For fans of planet K, one of its great attractions is that, apart from their privileged upbringing and the constant jet-setting, the Kardashians also seem a little bit like the rest of us. There is little in the way of mystique – their brand is built on over-sharing and they film for 17 hours a day. ‘There is nothing we wouldn’t show; we film everything,’ says Khloé. ‘Except going to the bathroom,’ adds Kim. ‘Oh, that’s nice to mention, Kim,’ quips Kourtney. We see them roll out of bed in the morning and eating leftovers straight from the fridge; we’re with them for their weddings, their holidays, their bikini waxes, their dental appointments, and Kourtney has now given birth twice on the programme.
‘We do have editing rights, we just don’t use them,’ says Khloé, claiming there is nothing they regret showing. ‘By the time any programme airs, everything we’ve been through is behind us, so whatever it is it’s not such an open wound,’ she says. Some must be harder to watch than others: their home videos document the build-up to and subsequent breakdown of Kim’s short-lived marriage to the conveniently monikered Kris Humphries. The wedding, in August 2011, was marred by controversy as Kim was accused of making more than £11 million from what critics deemed was a farce. So is there anything they’d never watch back? ‘No, because every season is so special to us,’ says Kim. ‘Each is a time period where there is something we were going through that means something in our lives, no matter what it is.’

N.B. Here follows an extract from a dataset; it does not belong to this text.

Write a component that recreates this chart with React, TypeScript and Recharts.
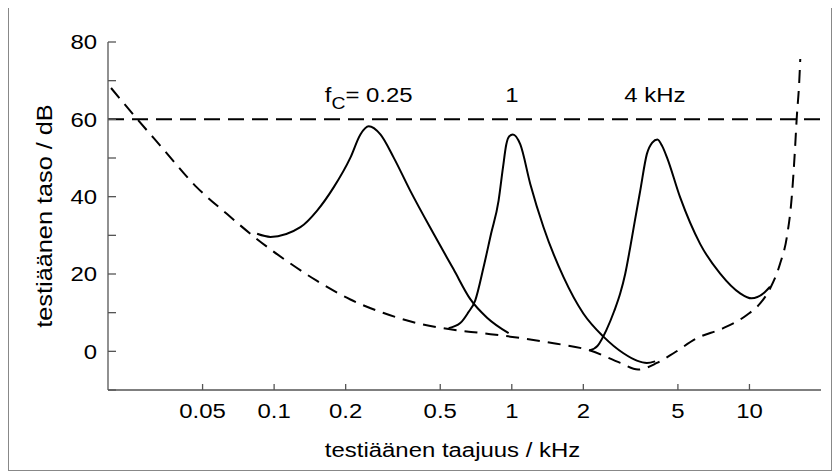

In June, Helen Wright, headmistress of girls’ boarding school St Mary’s Calne in Wiltshire, declared at a teachers’ conference that an image of Kim Kardashian in her underwear on the cover of Zoomagazine represented ‘almost everything that is wrong with Western society today’. No one would deny the existence of superficiality in the world that the Kardashians inhabit, or the fact that Kim is a sex symbol who trades on her looks, but Wright’s comments fuelled debate over what it means to be a role model. Are working hard, looking good and behaving well not enough? I ask the sisters whether they worry about the pressure of being role models for the young women who will buy their dresses.
‘You have to take responsibility for the role you’ve been given, and I think our brand is about empowering women,’ Kim says. ‘Just last night I was with some girlfriends and we were saying how much we enjoy encouraging women to start businesses.
‘I feel being a role model goes beyond fashion or body image. Yes, it’s about looking and feeling our best, not just in what we wear but in health and fitness and beauty, too. It’s about a strong work ethic, about being the best we can be every day.’
‘For me it’s about owning who we are,’ adds Khloé. ‘I mean, we are Armenian and I get people thanking me all the time for bringing awareness to the Armenian community. So we do stand for something – owning who you are no matter who that is.’